A number of amendments to the Employment Act of Singapore have come into effect from 1 April 2019. One of the key changes brought about by such amendments is that all employees covered under the Employment Act (i.e. all employees except seafarers, public servants and domestic workers) are now able to file claims against their employers for a wrongful dismissal.
If an employee wishes to make a wrongful dismissal claim, the employee must first file a mediation request with the Tripartite Alliance for Dispute Management (TADM). If the matter is not resolved during the mediation session, the claim will then be heard by the Employment Claims Tribunal (ECT).
In the event that an employer is found to have wrongfully dismissed the employee, the ECT can:
- order the employer to pay compensation to the employee; or
- order the employer to reinstate the employee's employment and to pay an amount equivalent to the employee's wages he would have earned if not wrongfully dismissed by the employer.
In line with the above, the Ministry of Manpower (MOM), the National Trades Union Congress (NTUC) and the Singapore National Employers Federation (SNEF) have jointly issued the Tripartite Guidelines on Wrongful Dismissal on 1 April 2019 (the Guidelines), which provides illustrations and guidance on what constitutes wrongful dismissal.
We have set out below some key aspects of the Guidelines.
- Dismissal without notice – Employers may only dismiss their employees without notice by reason of misconduct.
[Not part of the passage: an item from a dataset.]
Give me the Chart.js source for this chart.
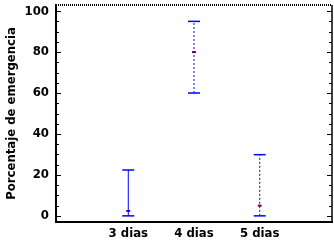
<!DOCTYPE html>
<html>
<head>
<meta charset="utf-8">
<script src="https://cdn.jsdelivr.net/npm/chart.js@4.4.1/dist/chart.umd.min.js"></script>
<style>
  html, body { margin: 0; padding: 0; background: #fff; }
  #wrap { width: 334px; height: 242px; }
</style>
</head>
<body>
<div id="wrap"><canvas id="emergChart"></canvas></div>
<script>
// data
const categories = ['3 dias', '4 dias', '5 dias'];
const xPositions = [1, 2, 3];
const lowerValues = [0, 60, 0];
const upperValues = [22.4, 95, 29.9];
const meanValues = [2.4, 80, 5];
const yTickValues = [0, 20, 40, 60, 80, 100];
const yMinorStep = 5;

const blue = '#0000ff';
const dashes = [[], [2, 2], [2, 2]];
const tickFont = { family: 'DejaVu Sans Condensed', size: 13, weight: 'bold' };

const barSets = categories.map(function (name, i) {
    return {
        label: name,
        type: 'line',
        data: [
            { x: xPositions[i], y: lowerValues[i] },
            { x: xPositions[i], y: upperValues[i] }
        ],
        borderColor: blue,
        borderWidth: 1,
        borderDash: dashes[i],
        pointStyle: 'line',
        pointRadius: 6,
        pointBorderColor: blue,
        pointBorderWidth: 1.5,
        pointBackgroundColor: blue,
        fill: false
    };
});

const meanSet = {
    label: 'media',
    type: 'scatter',
    data: xPositions.map(function (x, i) { return { x: x, y: meanValues[i] }; }),
    pointStyle: 'line',
    pointRadius: 2,
    pointBorderColor: '#800040',
    pointBorderWidth: 2
};

// inward ticks on left and right, dotted top border
const frameTicks = {
    id: 'frameTicks',
    afterDraw: function (chart) {
        const ctx = chart.ctx;
        const a = chart.chartArea;
        const ys = chart.scales.y;
        ctx.save();
        ctx.strokeStyle = '#000';
        ctx.lineWidth = 1;
        for (let v = 0; v <= 100; v += yMinorStep) {
            const y = Math.round(ys.getPixelForValue(v)) + 0.5;
            const len = yTickValues.indexOf(v) >= 0 ? 5 : 3;
            ctx.beginPath();
            ctx.moveTo(a.left, y);
            ctx.lineTo(a.left + len, y);
            ctx.moveTo(a.right, y);
            ctx.lineTo(a.right - len, y);
            ctx.stroke();
        }
        ctx.lineWidth = 1.5;
        ctx.beginPath();
        ctx.moveTo(a.right, a.top);
        ctx.lineTo(a.right, a.bottom);
        ctx.stroke();
        ctx.setLineDash([1, 1]);
        ctx.lineWidth = 2;
        ctx.beginPath();
        ctx.moveTo(a.left, a.top);
        ctx.lineTo(a.right, a.top);
        ctx.stroke();
        ctx.restore();
    }
};

new Chart(document.getElementById('emergChart'), {
    type: 'scatter',
    data: { datasets: barSets.concat([meanSet]) },
    options: {
        responsive: true,
        maintainAspectRatio: false,
        animation: false,
        layout: { autoPadding: false, padding: { top: 5, right: 2, left: 0, bottom: 0 } },
        plugins: {
            legend: { display: false },
            tooltip: { enabled: false }
        },
        scales: {
            x: {
                type: 'linear',
                min: -0.1,
                max: 4.1,
                afterBuildTicks: function (s) {
                    s.ticks = xPositions.map(function (v) { return { value: v }; });
                },
                afterFit: function (s) {
                    s.height = 20;
                    s.paddingLeft = 0;
                    s.paddingRight = 0;
                },
                grid: { display: false, drawTicks: false },
                border: { display: true, color: '#000', width: 2 },
                ticks: {
                    color: '#000',
                    font: tickFont,
                    padding: 4,
                    autoSkip: false,
                    maxRotation: 0,
                    callback: function (v) {
                        const i = xPositions.indexOf(v);
                        return i >= 0 ? categories[i] : '';
                    }
                }
            },
            y: {
                min: -3,
                max: 103,
                afterBuildTicks: function (s) {
                    s.ticks = yTickValues.map(function (v) { return { value: v }; });
                },
                afterFit: function (s) {
                    s.width = 56;
                    s.paddingTop = 0;
                    s.paddingBottom = 0;
                },
                grid: { display: false, drawTicks: false },
                border: { display: true, color: '#000', width: 2 },
                ticks: {
                    color: '#000',
                    font: tickFont,
                    padding: 7
                },
                title: {
                    display: true,
                    text: 'Porcentaje de emergencia',
                    color: '#000',
                    font: { family: 'DejaVu Sans Condensed', size: 13, weight: 'bold' },
                    padding: { top: 4, bottom: 0 }
                }
            }
        }
    },
    plugins: [frameTicks]
});
</script>
</body>
</html>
Due inquiry must be made before such dismissal. Misconduct includes but is not limited to theft, dishonest or disorderly conduct at work, insubordination, or bringing the company into disrepute. In this instance, the employer has the burden of proof to show that the dismissal was not wrongful.
Right to contractual termination – Dismissal with notice are presumed to be legitimate and not wrongful. This would mean that where an employer terminates an employee in accordance with his or her employment agreement by provision of the requisite notice of termination, the dismissal is, at first instance, not wrongful.
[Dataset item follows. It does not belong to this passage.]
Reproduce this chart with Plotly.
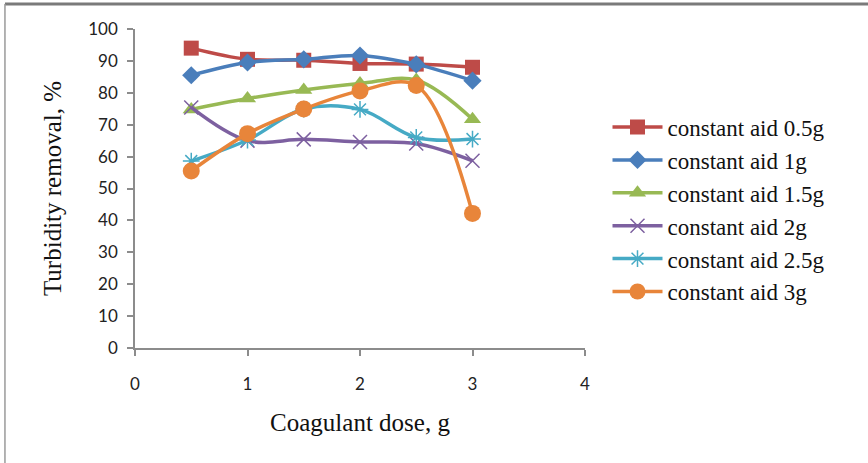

Dismissal with notice for poor performance – Where such reason is cited, the employer bears the burden of proving this ground for dismissal. If the employer is unable to do so, the dismissal is considered wrongful. For example, documented proof of the employee's poor performance and consistent poor performance reviews could be helpful in substantiating the grounds for such dismissal.
Dismissal with notice for redundancy – Dismissal with notice due to redundancy is not wrongful.
Examples of Wrongful dismissal (where notice was given) – It is wrongful to dismiss an employee (regardless of whether notice of termination was given): (a) for discriminatory reasons, such as age, race, gender, religion, marital status and family responsibility or disability; (b) by depriving the employee of benefits / entitlements which the employee would otherwise have (for example, maternity benefits); and (c) for the purposes of punishing an employee for exercising his or her employment right is also wrongful.
These Guidelines are intended as a helpful reference in order to minimise disputes over dismissal matters. However, it is important to bear in mind that every termination are different in circumstances and as these Guidelines are not exhaustive, it would be prudent for HR and employers to err on the side of caution in every termination of employment.
Employers should review their dismissal procedures and ensure that sufficient checks and processes are in place to avoid a wrongful termination. This may include setting clear and transparent termination policies, as well as establishing clear procedures for how cases of poor performance and misconduct will be dealt with internally.